The air interface involves radio signals transmitted between the mobile device and the base station's antenna. It includes modulation, coding, and multiple access techniques that allow multiple users to share the same frequency spectrum efficiently. The process begins when a mobile device sends a signal, which is received by the base station's antenna, processed through various radio and network layers, and then transmitted back to the device. Different cellular technologies, such as 3G, 4G, and 5G, define specific standards and frequency bands for this interface, impacting speed, latency, and capacity.
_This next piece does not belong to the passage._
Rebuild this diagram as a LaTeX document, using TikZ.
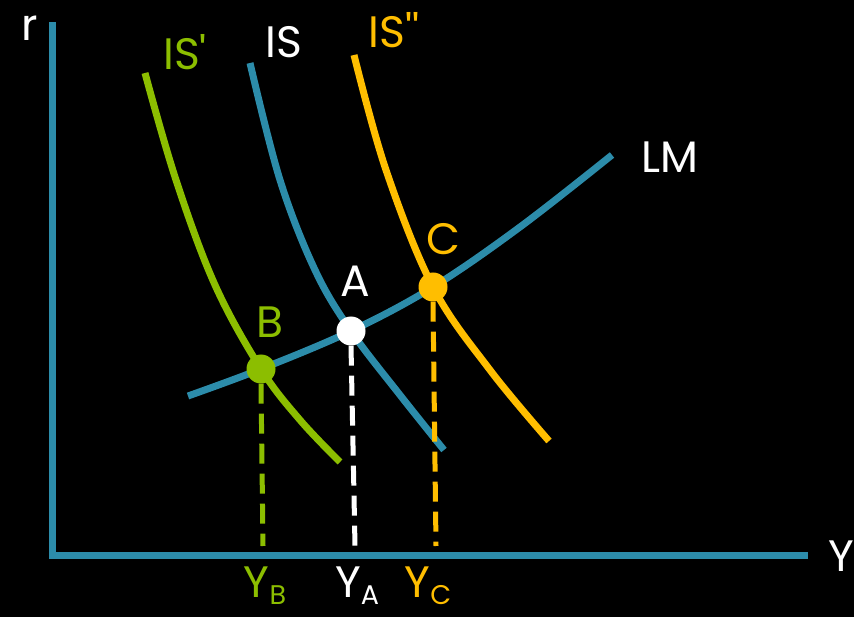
\documentclass[tikz,border=0pt]{standalone}
\usepackage{fontspec}
\setmainfont{Poppins}
\begin{document}
\begin{tikzpicture}[x=1pt,y=-1pt,
  lbl/.style={inner sep=0pt,font=\fontsize{44}{46}\selectfont},
  curve/.style={line width=7pt},
  dot/.style={circle,inner sep=0pt,minimum size=29pt},
  drop/.style={line width=5pt,dash pattern=on 20pt off 10pt}]
\definecolor{axblue}{RGB}{44,140,170}
\definecolor{isgreen}{RGB}{140,190,0}
\definecolor{isorange}{RGB}{255,190,0}
\fill[black] (0,0) rectangle (854,617);
\useasboundingbox (0,0) rectangle (854,617);
% axes
\coordinate (top) at (52,22);
\coordinate (orig) at (52,555);
\coordinate (right) at (808,555);
\draw[axblue,line width=7pt] (top) -- (orig) -- (right);
\node[lbl,white] (r) at (30,28) {r};
\node[lbl,white] (Y) at (841,556) {Y};
% curves
\draw[curve,isgreen] plot[smooth,tension=0.6] coordinates {(145,73) (176,180) (215,285) (261,369) (300,420) (340,462)};
\draw[curve,axblue] plot[smooth,tension=0.6] coordinates {(250,63) (280,180) (315,270) (351,331) (400,395) (444,450)};
\draw[curve,isorange] plot[smooth,tension=0.6] coordinates {(354,55) (386,170) (433,287) (490,370) (549,441)};
\draw[curve,axblue] plot[smooth,tension=0.6] coordinates {(188,396) (261,369) (351,331) (433,287) (520,227) (612,155)};
% points
\node[dot,fill=isgreen] (B) at (261,369) {};
\node[dot,fill=white] (A) at (351,331) {};
\node[dot,fill=isorange] (C) at (433,287) {};
\coordinate (yb) at (263,546);
\coordinate (ya) at (355,546);
\coordinate (yc) at (436,546);
\draw[drop,isgreen] (B.south) -- (yb);
\draw[drop,white] (A.south) -- (ya);
\draw[drop,isorange] (C.south) -- (yc);
% labels
\node[lbl,isgreen] (lB) at (270,322) {B};
\node[lbl,white] (lA) at (355,281) {A};
\node[lbl,isorange] (lC) at (443,239) {C};
\node[lbl,isgreen] (lISp) at (185,52) {IS\textquotesingle};
\node[lbl,white] (lIS) at (284,42) {IS};
\node[lbl,isorange] (lISpp) at (394,30) {IS\textquotesingle\textquotesingle};
\node[lbl,white] (lLM) at (670,157) {LM};
\node[lbl,isgreen,anchor=base] (lYB) at (265,597) {Y\raisebox{-7pt}{\fontsize{27}{27}\selectfont B}};
\node[lbl,white,anchor=base] (lYA) at (357,597) {Y\raisebox{-7pt}{\fontsize{27}{27}\selectfont A}};
\node[lbl,isorange,anchor=base] (lYC) at (428,597) {Y\raisebox{-7pt}{\fontsize{27}{27}\selectfont C}};
\end{tikzpicture}
\end{document}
The air interface also manages handovers, where a device switches from one cell to another, ensuring seamless connectivity. It is subject to interference, signal degradation, and environmental factors, which can affect the quality of communication. Technologies such as beamforming, MIMO, and advanced modulation schemes are employed to optimise performance and reliability of the air interface.

Common Use Cases

Connecting smartphones to cellular networks for voice calls and data services.
Enabling Internet of Things (IoT) devices to communicate wirelessly with network infrastructure.
Supporting mobile broadband services in urban and rural areas.
Facilitating seamless handovers in high-speed trains or vehicles moving between cell sites.
Providing secure and reliable wireless links for emergency services and public safety networks.

Why It Matters

The air interface is fundamental to wireless communication, directly affecting the speed, capacity, and reliability of mobile networks. For IT professionals and those pursuing certifications in telecommunications, understanding how the air interface functions is essential for designing, troubleshooting, and optimising wireless systems. As cellular technologies evolve with new standards like 5G, mastering the concepts related to the air interface becomes increasingly important for ensuring efficient network deployment and maintenance. It plays a critical role in enabling the connected world, supporting everything from everyday mobile use to critical infrastructure applications.